Copy every line of the listing that holds the string "with".

─── Entries provided

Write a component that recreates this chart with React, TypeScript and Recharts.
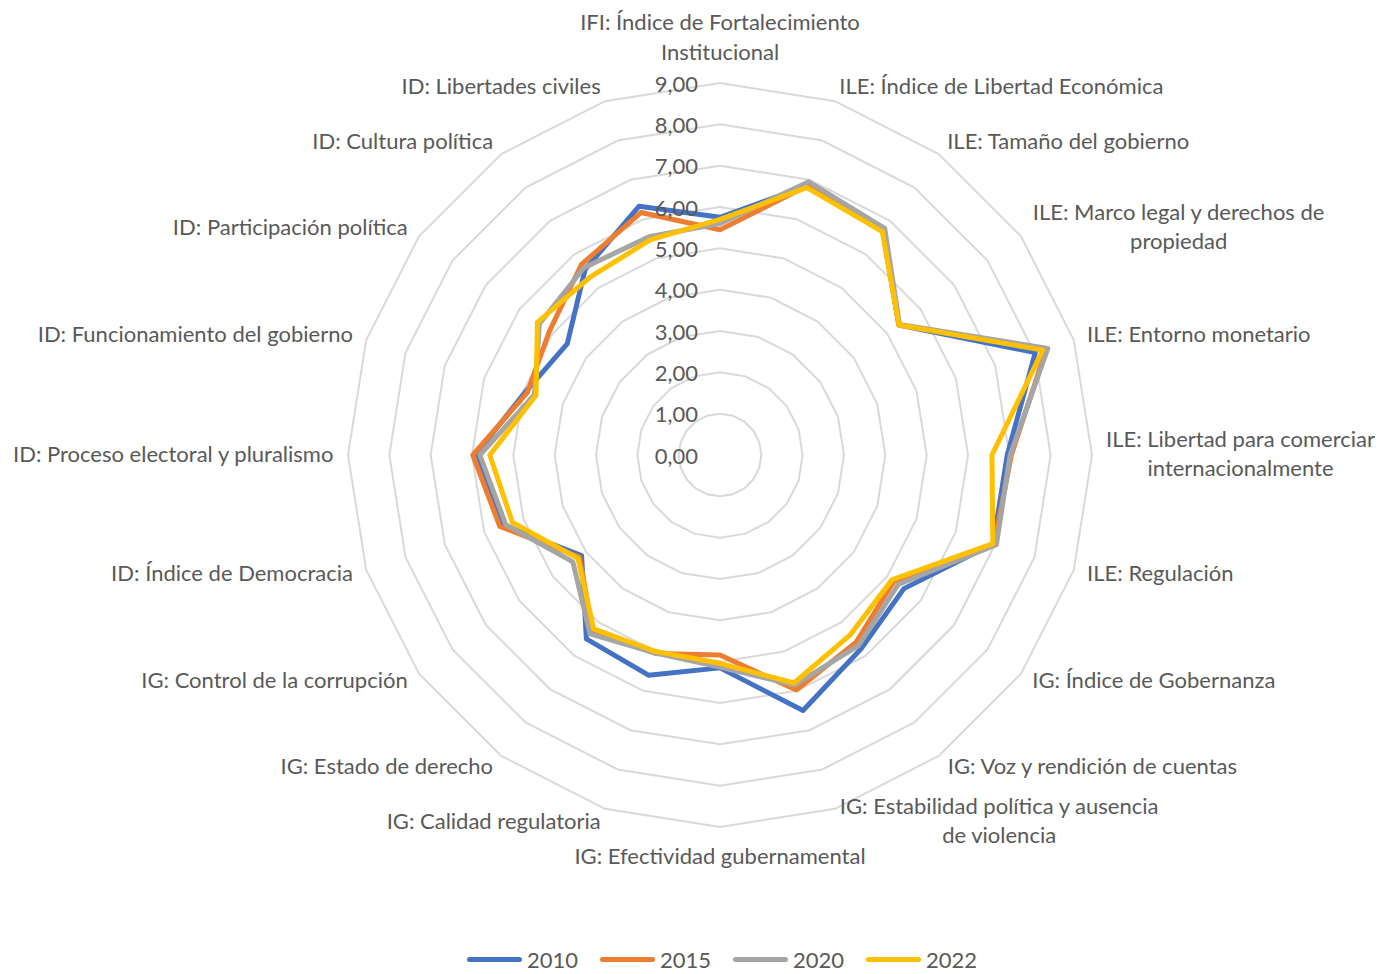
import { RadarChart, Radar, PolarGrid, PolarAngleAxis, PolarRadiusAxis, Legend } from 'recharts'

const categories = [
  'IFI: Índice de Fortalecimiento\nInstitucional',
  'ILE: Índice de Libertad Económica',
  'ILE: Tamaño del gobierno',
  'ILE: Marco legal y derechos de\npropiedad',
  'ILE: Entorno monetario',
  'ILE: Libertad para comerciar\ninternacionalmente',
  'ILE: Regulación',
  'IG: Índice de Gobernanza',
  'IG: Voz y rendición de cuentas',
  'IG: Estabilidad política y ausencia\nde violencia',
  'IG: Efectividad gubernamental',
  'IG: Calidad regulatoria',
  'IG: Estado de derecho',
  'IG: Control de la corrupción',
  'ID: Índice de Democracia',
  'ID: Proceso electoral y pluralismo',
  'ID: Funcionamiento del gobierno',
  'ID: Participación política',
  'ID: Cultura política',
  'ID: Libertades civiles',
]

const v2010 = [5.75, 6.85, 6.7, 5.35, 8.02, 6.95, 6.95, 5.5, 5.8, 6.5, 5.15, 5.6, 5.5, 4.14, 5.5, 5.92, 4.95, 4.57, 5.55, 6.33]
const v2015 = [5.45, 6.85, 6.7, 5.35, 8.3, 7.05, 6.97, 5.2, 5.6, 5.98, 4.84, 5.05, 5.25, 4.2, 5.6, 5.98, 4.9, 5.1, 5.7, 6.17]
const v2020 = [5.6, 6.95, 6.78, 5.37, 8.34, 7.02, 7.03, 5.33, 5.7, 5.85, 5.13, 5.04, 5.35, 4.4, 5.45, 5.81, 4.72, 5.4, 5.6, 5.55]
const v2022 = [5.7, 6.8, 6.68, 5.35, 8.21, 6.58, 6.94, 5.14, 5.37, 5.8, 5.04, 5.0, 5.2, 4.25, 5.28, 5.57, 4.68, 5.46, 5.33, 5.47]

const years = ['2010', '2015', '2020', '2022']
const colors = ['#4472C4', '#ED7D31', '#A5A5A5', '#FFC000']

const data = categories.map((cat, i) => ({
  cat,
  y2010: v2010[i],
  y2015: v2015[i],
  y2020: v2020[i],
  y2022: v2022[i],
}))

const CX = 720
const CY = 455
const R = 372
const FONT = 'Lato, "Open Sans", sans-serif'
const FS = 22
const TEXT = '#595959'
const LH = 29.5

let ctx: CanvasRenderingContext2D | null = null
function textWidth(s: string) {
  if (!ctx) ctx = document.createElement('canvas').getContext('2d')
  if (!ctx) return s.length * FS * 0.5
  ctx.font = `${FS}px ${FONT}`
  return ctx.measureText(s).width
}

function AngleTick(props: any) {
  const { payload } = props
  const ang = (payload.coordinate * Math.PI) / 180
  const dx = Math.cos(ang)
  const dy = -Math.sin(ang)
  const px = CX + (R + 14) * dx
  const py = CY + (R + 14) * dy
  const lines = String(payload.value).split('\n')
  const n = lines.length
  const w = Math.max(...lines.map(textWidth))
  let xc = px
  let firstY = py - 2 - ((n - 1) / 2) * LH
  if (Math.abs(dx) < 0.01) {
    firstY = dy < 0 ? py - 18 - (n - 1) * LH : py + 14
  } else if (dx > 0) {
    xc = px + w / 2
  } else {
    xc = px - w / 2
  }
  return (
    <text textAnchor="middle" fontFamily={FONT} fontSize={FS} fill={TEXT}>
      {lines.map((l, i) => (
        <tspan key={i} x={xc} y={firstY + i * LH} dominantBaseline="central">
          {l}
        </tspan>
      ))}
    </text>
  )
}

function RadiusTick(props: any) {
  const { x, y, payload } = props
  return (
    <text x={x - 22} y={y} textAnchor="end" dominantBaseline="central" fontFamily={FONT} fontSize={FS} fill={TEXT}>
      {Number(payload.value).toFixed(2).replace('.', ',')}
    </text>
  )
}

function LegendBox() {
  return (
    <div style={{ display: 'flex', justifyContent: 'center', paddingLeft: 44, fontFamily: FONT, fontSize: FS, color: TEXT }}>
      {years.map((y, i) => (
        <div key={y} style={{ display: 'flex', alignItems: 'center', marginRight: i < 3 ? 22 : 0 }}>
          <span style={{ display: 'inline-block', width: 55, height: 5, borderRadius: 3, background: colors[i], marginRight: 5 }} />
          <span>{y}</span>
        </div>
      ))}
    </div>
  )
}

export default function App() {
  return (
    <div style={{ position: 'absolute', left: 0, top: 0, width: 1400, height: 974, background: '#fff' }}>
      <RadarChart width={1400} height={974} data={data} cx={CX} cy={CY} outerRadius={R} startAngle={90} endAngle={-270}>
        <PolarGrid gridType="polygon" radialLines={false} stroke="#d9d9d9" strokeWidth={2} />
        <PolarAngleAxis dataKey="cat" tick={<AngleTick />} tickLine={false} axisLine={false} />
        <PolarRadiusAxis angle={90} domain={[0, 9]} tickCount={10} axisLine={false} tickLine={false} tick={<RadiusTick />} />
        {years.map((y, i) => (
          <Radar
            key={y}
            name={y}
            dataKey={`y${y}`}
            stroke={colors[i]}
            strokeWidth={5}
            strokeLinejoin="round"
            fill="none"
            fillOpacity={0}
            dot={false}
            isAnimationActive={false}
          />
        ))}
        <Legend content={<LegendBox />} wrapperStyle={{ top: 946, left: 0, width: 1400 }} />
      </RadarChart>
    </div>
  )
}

──────
─── Entries provided

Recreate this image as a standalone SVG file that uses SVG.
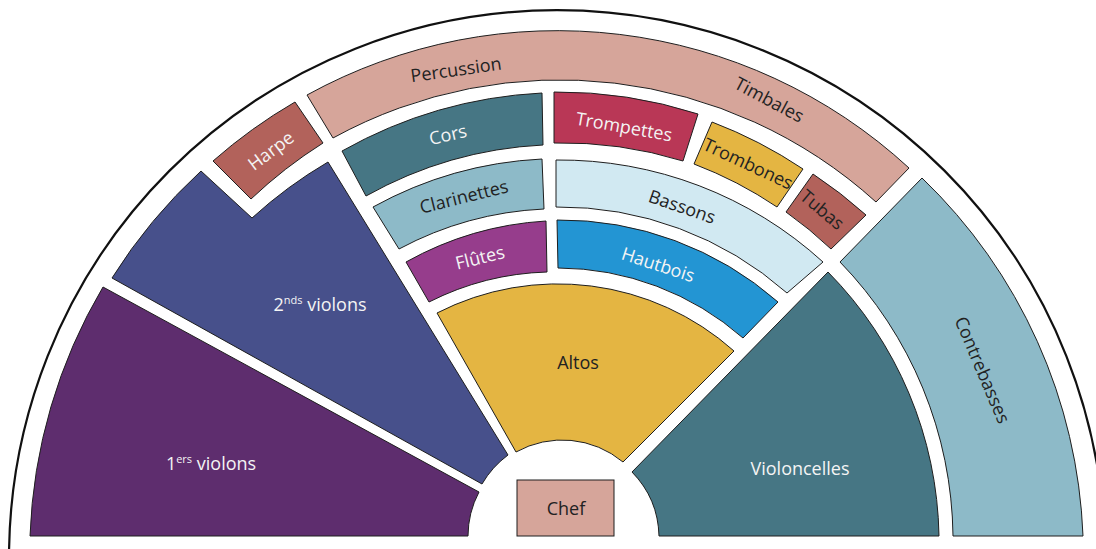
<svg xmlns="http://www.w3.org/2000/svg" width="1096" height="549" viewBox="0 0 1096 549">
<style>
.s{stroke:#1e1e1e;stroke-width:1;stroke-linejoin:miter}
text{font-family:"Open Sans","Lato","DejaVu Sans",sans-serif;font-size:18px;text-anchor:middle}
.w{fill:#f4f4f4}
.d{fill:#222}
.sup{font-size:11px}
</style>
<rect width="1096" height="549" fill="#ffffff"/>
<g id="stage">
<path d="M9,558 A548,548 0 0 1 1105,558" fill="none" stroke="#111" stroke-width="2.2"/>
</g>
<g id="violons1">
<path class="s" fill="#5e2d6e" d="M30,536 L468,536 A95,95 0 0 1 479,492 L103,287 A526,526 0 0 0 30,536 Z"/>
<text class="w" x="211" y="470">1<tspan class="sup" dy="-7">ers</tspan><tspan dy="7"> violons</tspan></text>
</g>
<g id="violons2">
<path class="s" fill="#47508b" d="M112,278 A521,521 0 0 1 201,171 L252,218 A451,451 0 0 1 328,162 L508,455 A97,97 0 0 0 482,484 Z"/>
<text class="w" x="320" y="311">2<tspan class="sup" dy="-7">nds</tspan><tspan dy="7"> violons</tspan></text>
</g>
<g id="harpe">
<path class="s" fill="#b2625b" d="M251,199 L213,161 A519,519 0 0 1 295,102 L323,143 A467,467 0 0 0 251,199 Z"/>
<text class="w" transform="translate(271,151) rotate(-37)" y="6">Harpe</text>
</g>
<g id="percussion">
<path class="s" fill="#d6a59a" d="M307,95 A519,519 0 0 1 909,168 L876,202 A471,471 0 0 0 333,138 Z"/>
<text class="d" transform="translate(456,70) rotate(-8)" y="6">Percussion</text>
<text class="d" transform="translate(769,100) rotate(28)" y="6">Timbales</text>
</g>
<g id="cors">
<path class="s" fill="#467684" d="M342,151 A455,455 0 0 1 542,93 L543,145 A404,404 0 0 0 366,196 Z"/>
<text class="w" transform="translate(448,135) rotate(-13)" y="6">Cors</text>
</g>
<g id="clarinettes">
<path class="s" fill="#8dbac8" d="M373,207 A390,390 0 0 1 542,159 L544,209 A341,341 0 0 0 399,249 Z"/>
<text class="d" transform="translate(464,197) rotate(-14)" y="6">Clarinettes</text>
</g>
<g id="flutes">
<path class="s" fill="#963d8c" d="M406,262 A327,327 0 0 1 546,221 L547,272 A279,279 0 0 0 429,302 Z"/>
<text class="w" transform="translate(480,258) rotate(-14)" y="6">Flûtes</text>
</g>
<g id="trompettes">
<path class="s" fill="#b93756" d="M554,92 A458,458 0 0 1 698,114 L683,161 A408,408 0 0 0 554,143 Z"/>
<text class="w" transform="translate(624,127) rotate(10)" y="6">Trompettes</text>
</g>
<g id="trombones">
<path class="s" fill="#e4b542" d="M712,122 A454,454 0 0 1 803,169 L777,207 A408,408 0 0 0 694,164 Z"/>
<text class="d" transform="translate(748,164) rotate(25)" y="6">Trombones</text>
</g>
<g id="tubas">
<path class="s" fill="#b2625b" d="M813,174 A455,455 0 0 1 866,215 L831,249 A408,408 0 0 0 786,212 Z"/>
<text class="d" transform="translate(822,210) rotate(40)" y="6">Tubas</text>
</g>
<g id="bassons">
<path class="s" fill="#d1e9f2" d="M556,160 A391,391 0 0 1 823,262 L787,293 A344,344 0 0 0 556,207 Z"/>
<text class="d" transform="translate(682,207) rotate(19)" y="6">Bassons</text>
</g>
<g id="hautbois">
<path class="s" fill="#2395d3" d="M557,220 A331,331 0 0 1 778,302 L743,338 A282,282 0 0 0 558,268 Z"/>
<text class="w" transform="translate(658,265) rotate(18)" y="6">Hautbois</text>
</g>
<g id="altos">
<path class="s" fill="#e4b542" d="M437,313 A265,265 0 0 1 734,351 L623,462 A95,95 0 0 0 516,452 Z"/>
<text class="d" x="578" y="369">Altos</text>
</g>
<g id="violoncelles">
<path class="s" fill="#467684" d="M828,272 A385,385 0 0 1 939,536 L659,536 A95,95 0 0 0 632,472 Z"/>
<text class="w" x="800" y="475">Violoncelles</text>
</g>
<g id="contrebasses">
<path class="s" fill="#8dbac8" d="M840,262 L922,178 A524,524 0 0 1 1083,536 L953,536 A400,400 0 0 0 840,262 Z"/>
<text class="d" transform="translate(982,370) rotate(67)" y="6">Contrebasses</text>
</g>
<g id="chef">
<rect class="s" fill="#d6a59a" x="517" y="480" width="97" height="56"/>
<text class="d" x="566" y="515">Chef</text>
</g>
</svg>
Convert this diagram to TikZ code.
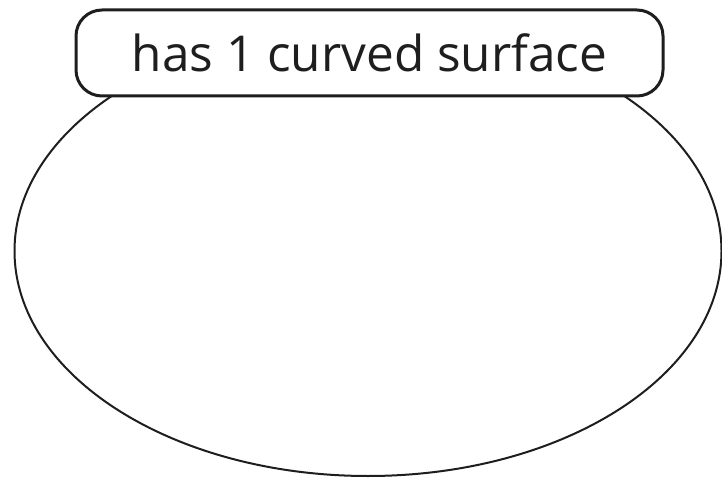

──────
─── Entries provided

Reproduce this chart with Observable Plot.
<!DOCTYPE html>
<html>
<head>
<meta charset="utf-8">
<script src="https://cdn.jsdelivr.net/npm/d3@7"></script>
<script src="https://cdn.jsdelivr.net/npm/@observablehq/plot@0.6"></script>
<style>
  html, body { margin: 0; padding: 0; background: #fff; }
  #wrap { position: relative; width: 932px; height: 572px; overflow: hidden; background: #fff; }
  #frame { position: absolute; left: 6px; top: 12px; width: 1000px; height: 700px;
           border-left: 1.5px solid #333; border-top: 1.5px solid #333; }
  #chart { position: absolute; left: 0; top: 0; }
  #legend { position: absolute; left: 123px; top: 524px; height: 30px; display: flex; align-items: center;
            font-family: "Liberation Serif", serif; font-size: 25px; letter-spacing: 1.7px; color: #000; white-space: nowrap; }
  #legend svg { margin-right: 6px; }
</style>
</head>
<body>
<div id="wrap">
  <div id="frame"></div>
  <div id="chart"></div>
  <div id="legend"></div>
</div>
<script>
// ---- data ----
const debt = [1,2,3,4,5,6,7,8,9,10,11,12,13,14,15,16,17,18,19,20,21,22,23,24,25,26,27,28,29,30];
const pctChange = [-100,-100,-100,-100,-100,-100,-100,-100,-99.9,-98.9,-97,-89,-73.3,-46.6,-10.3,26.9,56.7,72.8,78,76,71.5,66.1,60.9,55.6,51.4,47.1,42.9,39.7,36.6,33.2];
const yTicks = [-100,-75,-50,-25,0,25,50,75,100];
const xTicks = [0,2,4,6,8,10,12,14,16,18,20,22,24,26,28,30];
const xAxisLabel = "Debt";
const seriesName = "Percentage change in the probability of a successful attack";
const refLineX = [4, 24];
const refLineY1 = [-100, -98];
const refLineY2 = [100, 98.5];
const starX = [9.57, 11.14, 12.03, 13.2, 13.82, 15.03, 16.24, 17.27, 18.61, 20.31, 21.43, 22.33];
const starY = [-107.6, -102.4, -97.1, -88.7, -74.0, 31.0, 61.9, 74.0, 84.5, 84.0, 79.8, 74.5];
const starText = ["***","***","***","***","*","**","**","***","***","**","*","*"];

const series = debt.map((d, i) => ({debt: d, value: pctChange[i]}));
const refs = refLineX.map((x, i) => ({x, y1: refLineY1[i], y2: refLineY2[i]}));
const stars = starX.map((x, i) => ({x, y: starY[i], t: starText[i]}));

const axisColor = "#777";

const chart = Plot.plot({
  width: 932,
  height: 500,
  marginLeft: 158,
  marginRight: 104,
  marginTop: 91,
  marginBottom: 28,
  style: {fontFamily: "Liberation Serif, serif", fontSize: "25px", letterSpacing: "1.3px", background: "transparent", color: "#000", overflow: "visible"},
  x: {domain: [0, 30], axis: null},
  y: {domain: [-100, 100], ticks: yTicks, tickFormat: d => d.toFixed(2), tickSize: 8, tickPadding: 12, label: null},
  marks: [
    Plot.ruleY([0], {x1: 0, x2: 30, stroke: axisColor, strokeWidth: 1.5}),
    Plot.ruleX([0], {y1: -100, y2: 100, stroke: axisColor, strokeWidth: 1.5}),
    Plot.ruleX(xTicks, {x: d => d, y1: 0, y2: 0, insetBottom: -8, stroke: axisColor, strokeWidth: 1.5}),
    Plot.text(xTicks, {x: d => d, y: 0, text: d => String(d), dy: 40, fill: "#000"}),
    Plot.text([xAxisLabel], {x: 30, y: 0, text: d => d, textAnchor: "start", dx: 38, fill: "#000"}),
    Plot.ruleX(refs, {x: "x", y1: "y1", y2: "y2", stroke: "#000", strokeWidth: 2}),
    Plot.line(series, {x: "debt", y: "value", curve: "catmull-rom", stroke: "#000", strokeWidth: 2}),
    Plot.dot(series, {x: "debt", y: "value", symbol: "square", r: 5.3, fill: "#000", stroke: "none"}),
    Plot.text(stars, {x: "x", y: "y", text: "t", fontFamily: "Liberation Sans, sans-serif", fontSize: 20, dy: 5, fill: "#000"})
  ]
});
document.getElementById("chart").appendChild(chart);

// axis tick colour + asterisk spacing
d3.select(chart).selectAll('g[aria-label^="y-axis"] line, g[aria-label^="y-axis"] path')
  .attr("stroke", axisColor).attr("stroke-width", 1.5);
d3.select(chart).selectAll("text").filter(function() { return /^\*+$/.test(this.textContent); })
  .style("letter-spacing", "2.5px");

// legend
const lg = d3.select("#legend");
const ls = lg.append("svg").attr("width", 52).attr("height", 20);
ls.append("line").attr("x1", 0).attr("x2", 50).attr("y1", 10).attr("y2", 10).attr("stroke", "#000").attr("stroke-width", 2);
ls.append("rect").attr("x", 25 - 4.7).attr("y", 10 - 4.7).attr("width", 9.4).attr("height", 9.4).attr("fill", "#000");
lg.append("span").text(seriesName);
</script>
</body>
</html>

──────

Task answer
Write a component that recreates this chart with React, TypeScript and Recharts.
Reproduce this chart with Observable Plot.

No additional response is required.